● **Request**: Can you find the lines of the listing that include "script" and copy every one?

**** Given records ****

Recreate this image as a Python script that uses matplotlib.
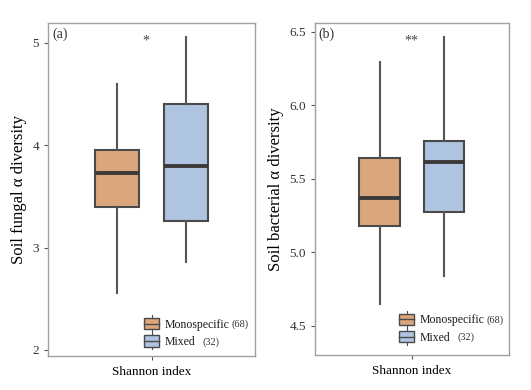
import matplotlib
matplotlib.use("Agg")
import matplotlib.pyplot as plt
from matplotlib.legend_handler import HandlerBase
from matplotlib.patches import Rectangle
from matplotlib.lines import Line2D

plt.rcParams["font.family"] = ["Liberation Serif", "DejaVu Serif"]

# five-number summaries: low whisker, Q1, median, Q3, high whisker
groups = ["Monospecific", "Mixed"]
counts = ["(68)", "(32)"]
fungal_mono = [2.56, 3.40, 3.73, 3.95, 4.60]
fungal_mixed = [2.86, 3.26, 3.80, 4.40, 5.06]
bact_mono = [4.65, 5.175, 5.365, 5.64, 6.29]
bact_mixed = [4.84, 5.27, 5.615, 5.757, 6.46]

colors = ["#DCA67C", "#AFC4E0"]
edge = "#4a4a4a"


def stats(vals, label):
    lo, q1, med, q3, hi = vals
    return {"whislo": lo, "q1": q1, "med": med, "q3": q3, "whishi": hi,
            "fliers": [], "label": label}


class BoxHandler(HandlerBase):
    def __init__(self, color):
        super().__init__()
        self.color = color

    def create_artists(self, legend, orig_handle, xdescent, ydescent,
                       width, height, fontsize, trans):
        w = width * 0.8
        x0 = (width - w) / 2 - xdescent
        h = height * 0.9
        y0 = -ydescent + (height - h) / 2
        box = Rectangle((x0, y0), w, h, facecolor=self.color,
                        edgecolor=edge, lw=1.0, transform=trans)
        mid = Line2D([x0, x0 + w], [y0 + h / 2] * 2, color=edge, lw=1.0,
                     transform=trans)
        xc = x0 + w / 2
        top = Line2D([xc, xc], [y0 + h, y0 + h + 2], color=edge, lw=0.8,
                     transform=trans)
        bot = Line2D([xc, xc], [y0 - 2, y0], color=edge, lw=0.8,
                     transform=trans)
        return [box, mid, top, bot]


def panel(ax, mono, mixed, ylim, yticks, yticklabels, ylabel, tag, star,
          star_x, leg_anchor):
    bp = ax.bxp([stats(mono, groups[0]), stats(mixed, groups[1])],
                positions=[-0.333, 0.333], widths=0.42, patch_artist=True,
                showcaps=False, showfliers=False,
                boxprops=dict(edgecolor=edge, linewidth=1.5),
                whiskerprops=dict(color="#555555", linewidth=1.5),
                medianprops=dict(color="#3a3a3a", linewidth=2.8))
    for patch, c in zip(bp["boxes"], colors):
        patch.set_facecolor(c)
    ax.set_xlim(-1, 1)
    ax.set_ylim(*ylim)
    ax.set_yticks(yticks)
    ax.set_yticklabels(yticklabels, fontsize=9.5)
    ax.set_xticks([0])
    ax.set_xticklabels([""])
    ax.set_xlabel("Shannon index", fontsize=9.5, labelpad=1)
    ax.set_ylabel(ylabel, fontsize=12, labelpad=4)
    for s in ax.spines.values():
        s.set_color("#a0a0a0")
        s.set_linewidth(1.0)
    ax.tick_params(axis="both", color="#555555", length=3, width=0.8,
                   labelcolor="#333333")
    ax.text(0.02, 0.985, tag, transform=ax.transAxes, ha="left", va="top",
            fontsize=10, color="#333333")
    ax.text(star_x, 0.945, star, transform=ax.get_xaxis_transform(),
            ha="center", va="center", fontsize=10, color="#444444")
    h1 = Rectangle((0, 0), 1, 1)
    h2 = Rectangle((0, 0), 1, 1)
    leg = ax.legend([h1, h2], groups,
                    handler_map={h1: BoxHandler(colors[0]), h2: BoxHandler(colors[1])},
                    loc="lower right", bbox_to_anchor=leg_anchor,
                    borderaxespad=0, frameon=False, fontsize=8.5,
                    handlelength=1.6, handleheight=1.25, handletextpad=0.3,
                    labelspacing=0.35)
    gaps = [1.5, 5]
    for txt, n, g in zip(leg.get_texts(), counts, gaps):
        txt.set_color("#1a1a1a")
        # counts drawn after the legend so they can follow its text
        ax.annotate(n, xy=(1, 0.5), xycoords=txt, xytext=(g, 0),
                    textcoords="offset points", ha="left", va="center",
                    fontsize=7.5, color="#333333", zorder=10)


fig = plt.figure(figsize=(5.31, 3.9), dpi=100)
ax1 = fig.add_axes([0.0904, 0.0872, 0.390, 0.855])
ax2 = fig.add_axes([0.593, 0.0897, 0.365, 0.852])

panel(ax1, fungal_mono, fungal_mixed, (1.94, 5.198), [2, 3, 4, 5],
      ["2", "3", "4", "5"], "Soil fungal α diversity", "(a)", "*", -0.06,
      (0.90, 0.01))
panel(ax2, bact_mono, bact_mixed, (4.30, 6.56), [4.5, 5.0, 5.5, 6.0, 6.5],
      ["4.5", "5.0", "5.5", "6.0", "6.5"], "Soil bacterial α diversity",
      "(b)", "**", 0.0, (0.90, 0.02))

fig.savefig("out.png", dpi=100)
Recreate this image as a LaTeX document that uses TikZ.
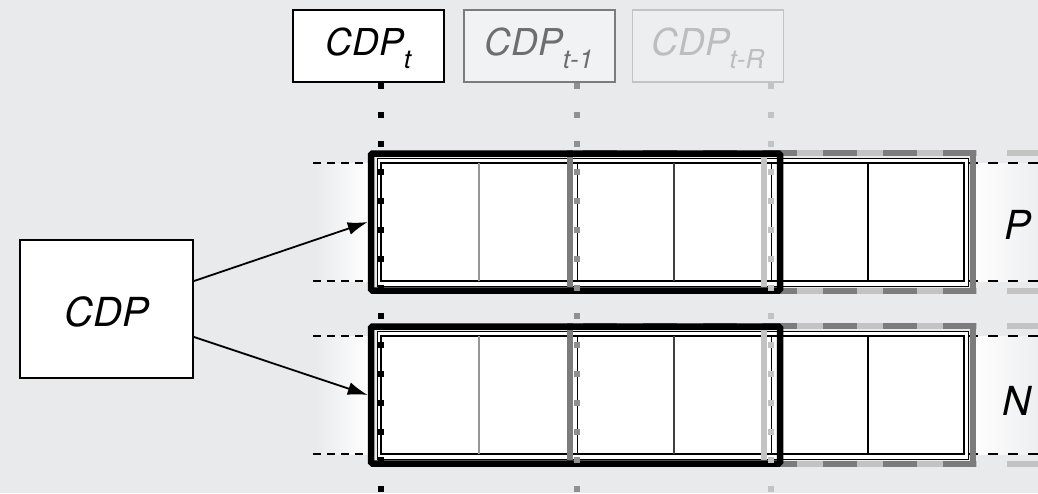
\documentclass[tikz,border=0pt]{standalone}
\usepackage{fontspec}
\setmainfont{TeX Gyre Heros}
\usetikzlibrary{calc,arrows.meta}
\definecolor{bg}{HTML}{E9EAEC}
\definecolor{boxone}{HTML}{F0F2F3}
\definecolor{boxtwo}{HTML}{EDEEF0}
\definecolor{midgray}{HTML}{7C7C7C}
\definecolor{litegray}{HTML}{C3C3C3}
\definecolor{txtone}{HTML}{6E6E6E}
\definecolor{txttwo}{HTML}{BDBDBD}
\newcommand\mysub[1]{\raisebox{-13pt}{\fontsize{26}{26}\selectfont #1}}
\begin{document}
\begin{tikzpicture}[x=1pt,y=-1pt,
  topbox/.style={minimum width=151pt, minimum height=72pt, inner sep=0pt,
    text height=27pt, text depth=9pt, font=\fontsize{37}{40}\selectfont\itshape},
  mainbox/.style={draw=black, line width=1.5pt, fill=white, minimum width=173pt,
    minimum height=138pt, inner sep=0pt, text height=35pt, text depth=0pt,
    font=\fontsize{40}{44}\selectfont\itshape},
  cellbox/.style={draw=black, line width=1.2pt, fill=white, minimum width=583pt,
    minimum height=118pt, inner sep=0pt},
  winbox/.style={draw=black, line width=6.5pt, rounded corners=1.5pt, minimum width=409pt,
    minimum height=137pt, inner sep=0pt},
  lab/.style={font=\fontsize{40}{44}\selectfont\itshape, inner sep=0pt},
  hdashL/.style={black, line width=1.2pt, dash pattern=on 8pt off 6pt},
  hdashR/.style={black, line width=1.2pt, dash pattern=on 10pt off 10pt},
  dotline/.style={line width=6pt, dash pattern=on 6pt off 22.8pt},
  arr/.style={black, line width=1.8pt, -{Latex[length=20pt,width=13pt]}}
]
\fill[bg] (0,0) rectangle (1038,493);
\useasboundingbox (0,0) rectangle (1038,493);
\clip (0,0) rectangle (1038,493);

% top boxes
\node[topbox, draw=black, line width=2pt, fill=white] (ct) at (368.5,46) {CDP\mysub{t}};
\node[topbox, draw=midgray, line width=2pt, fill=boxone, text=txtone] (ctone) at (539,46) {CDP\mysub{t-1}};
\node[topbox, draw=litegray, line width=1.5pt, fill=boxtwo, text=txttwo] (ctR) at (708,46) {CDP\mysub{t-R}};

% main box
\node[mainbox] (cdp) at (106.5,309) {CDP};

\foreach \r/\o in {P/0,N/173}{
  % fades
  \shade[left color=bg, right color=white] (315,{163+\o}) rectangle (369,{281+\o});
  \shade[left color=white, right color=bg!80!white] (972,{163+\o}) rectangle (1038,{281+\o});
  % dashed guides
  \draw[hdashL] (313,{163+\o}) -- (368,{163+\o});
  \draw[hdashL] (313,{281+\o}) -- (368,{281+\o});
  \draw[hdashR] (968,{163+\o}) -- (1038,{163+\o});
  \draw[hdashR] (968,{281+\o}) -- (1038,{281+\o});
  % cells
  \fill[white] (377,{158+\o}) rectangle (968,{286+\o});
  \draw[line width=0.8pt] (377,{158+\o}) rectangle (968,{286+\o});
  \node[cellbox] (\r cells) at (672.5,{222+\o}) {};
  \draw[midgray!80!white, line width=2pt] (479,{163+\o}) -- (479,{281+\o});
  \draw[black!75, line width=1.5pt] (674,{163+\o}) -- (674,{281+\o});
  \draw[black, line width=1.2pt] (868,{163+\o}) -- (868,{281+\o});
  \draw[black, line width=1pt] (577,{163+\o}) -- (577,{281+\o});
  \draw[black, line width=1pt] (771,{163+\o}) -- (771,{281+\o});
  % window t-R
  \draw[litegray, line width=6pt] (764,{150+\o}) -- (764,{294+\o});
  \draw[litegray, line width=6pt, dash pattern=on 213pt off 30pt on 400pt off 1pt] (764,{153+\o}) -- (1100,{153+\o});
  \draw[litegray, line width=6pt, dash pattern=on 213pt off 30pt on 400pt off 1pt] (764,{291+\o}) -- (1100,{291+\o});
  % window t-1
  \draw[midgray, line width=6pt] (570,{150+\o}) -- (570,{294+\o});
  \draw[midgray, line width=6pt, line cap=round] (973,{153+\o}) -- (973,{291+\o});
  \draw[midgray, line width=6pt, dash pattern=on 34pt off 26pt, dash phase=47pt] (570,{153+\o}) -- (976,{153+\o});
  \draw[midgray, line width=6pt, dash pattern=on 34pt off 26pt, dash phase=47pt] (570,{291+\o}) -- (976,{291+\o});
  % window t
  \node[winbox] (\r win) at (575.5,{222+\o}) {};
}

% dotted time lines
\coordinate (da) at (381,83);
\coordinate (db) at (577,83);
\coordinate (dc) at (771,83);
\coordinate (ea) at (381,493);
\coordinate (eb) at (577,493);
\coordinate (ec) at (771,493);
\draw[dotline, black] (da) -- (ea);
\draw[dotline, midgray!85!white] (db) -- (eb);
\draw[dotline, litegray] (dc) -- (ec);

% labels
\node[lab, anchor=base] (plab) at (1018,239) {P};
\node[lab, anchor=base] (nlab) at (1017,415) {N};

% arrows
\draw[arr] ($(cdp.north east)!0.3!(cdp.south east)$) -- (Pwin.west);
\draw[arr] ($(cdp.north east)!0.7!(cdp.south east)$) -- (Nwin.west);
\end{tikzpicture}
\end{document}
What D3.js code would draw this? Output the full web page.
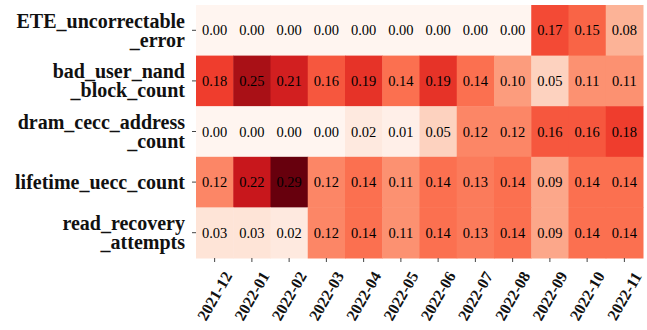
<!DOCTYPE html>
<html>
<head>
<meta charset="utf-8">
<script src="https://cdn.jsdelivr.net/npm/d3@7"></script>
<style>
body{margin:0;background:#fff;}
</style>
</head>
<body>
<div id="chart"></div>
<script>
// months along x, metrics along y
var months = ["2021-12","2022-01","2022-02","2022-03","2022-04","2022-05","2022-06","2022-07","2022-08","2022-09","2022-10","2022-11"];
var metrics = ["ETE_uncorrectable_error","bad_user_nand_block_count","dram_cecc_address_count","lifetime_uecc_count","read_recovery_attempts"];
// label lines for each metric
var metricLines = [["ETE_uncorrectable","_error"],["bad_user_nand","_block_count"],["dram_cecc_address","_count"],["lifetime_uecc_count"],["read_recovery","_attempts"]];

var eteValues   = [0.00,0.00,0.00,0.00,0.00,0.00,0.00,0.00,0.00,0.17,0.15,0.08];
var badValues   = [0.18,0.25,0.21,0.16,0.19,0.14,0.19,0.14,0.10,0.05,0.11,0.11];
var dramValues  = [0.00,0.00,0.00,0.00,0.02,0.01,0.05,0.12,0.12,0.16,0.16,0.18];
var ueccValues  = [0.12,0.22,0.29,0.12,0.14,0.11,0.14,0.13,0.14,0.09,0.14,0.14];
var readValues  = [0.03,0.03,0.02,0.12,0.14,0.11,0.14,0.13,0.14,0.09,0.14,0.14];
var rows = [eteValues,badValues,dramValues,ueccValues,readValues];

var w = 647, h = 330;
var mLeft = 196, mRight = 643, mTop = 5, mBottom = 258;
var serif = "'Times New Roman','Liberation Serif',Tinos,serif";

var svg = d3.select("#chart").append("svg")
    .attr("width",w)
    .attr("height",h);

var x = d3.scaleBand().domain(months).range([mLeft,mRight]);
var y = d3.scaleBand().domain(metrics).range([mTop,mBottom]);

// matplotlib-like Reds (piecewise linear over brewer stops)
var reds = ["#fff5f0","#fee0d2","#fcbba1","#fc9272","#fb6a4a","#ef3b2c","#cb181d","#a50f15","#67000d"];
var color = d3.scaleLinear()
    .domain(d3.range(reds.length).map(function(i){return 0.29*i/(reds.length-1);}))
    .range(reds)
    .clamp(true);

var cells = [];
rows.forEach(function(r,i){
    r.forEach(function(v,j){
        cells.push({m:metrics[i],t:months[j],v:v});
    });
});

svg.selectAll("rect.cell")
    .data(cells)
    .enter()
    .append("rect")
    .attr("class","cell")
    .attr("x",function(d){return x(d.t);})
    .attr("y",function(d){return y(d.m);})
    .attr("width",x.bandwidth()+0.5)
    .attr("height",y.bandwidth()+0.5)
    .attr("fill",function(d){return color(d.v);});

svg.selectAll("text.val")
    .data(cells)
    .enter()
    .append("text")
    .attr("class","val")
    .attr("x",function(d){return x(d.t)+x.bandwidth()/2;})
    .attr("y",function(d){return y(d.m)+y.bandwidth()/2;})
    .attr("text-anchor","middle")
    .attr("dominant-baseline","central")
    .attr("font-family",serif)
    .attr("font-size","14.5px")
    .attr("fill","#000")
    .text(function(d){return d.v.toFixed(2);});

// y axis
var yAxis = svg.append("g")
    .attr("transform","translate("+mLeft+",0)")
    .call(d3.axisLeft(y).tickSize(4).tickFormat(""));
yAxis.select(".domain").remove();
yAxis.selectAll(".tick line").attr("stroke","#444");

var capH = 14, lh = 19;
svg.selectAll("text.ylab")
    .data(metrics)
    .enter()
    .append("text")
    .attr("class","ylab")
    .attr("text-anchor","end")
    .attr("font-family",serif)
    .attr("font-weight","bold")
    .attr("font-size","20px")
    .attr("fill","#111")
    .each(function(d,i){
        var lines = metricLines[i];
        var cy = y(d)+y.bandwidth()/2;
        var blockH = capH+(lines.length-1)*lh;
        var b0 = cy-blockH/2+capH;
        var t = d3.select(this);
        lines.forEach(function(s,k){
            t.append("tspan")
                .attr("x",185)
                .attr("y",b0+k*lh)
                .text(s);
        });
    });

// x axis
var xAxis = svg.append("g")
    .attr("transform","translate(0,"+mBottom+")")
    .call(d3.axisBottom(x).tickSize(4));
xAxis.select(".domain").remove();
xAxis.selectAll(".tick line").attr("stroke","#444");
xAxis.selectAll(".tick text")
    .attr("font-family",serif)
    .attr("font-weight","bold")
    .attr("font-size","16px")
    .attr("fill","#111")
    .attr("text-anchor","middle")
    .attr("dy",null)
    .attr("y",0)
    .attr("transform","translate(0,38) rotate(-60)")
    .attr("dominant-baseline","central");
</script>
</body>
</html>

****

● **Reply**:
Recreate this image as a Python script that uses matplotlib.
<script src="https://cdn.jsdelivr.net/npm/d3@7"></script>
<script>
</script>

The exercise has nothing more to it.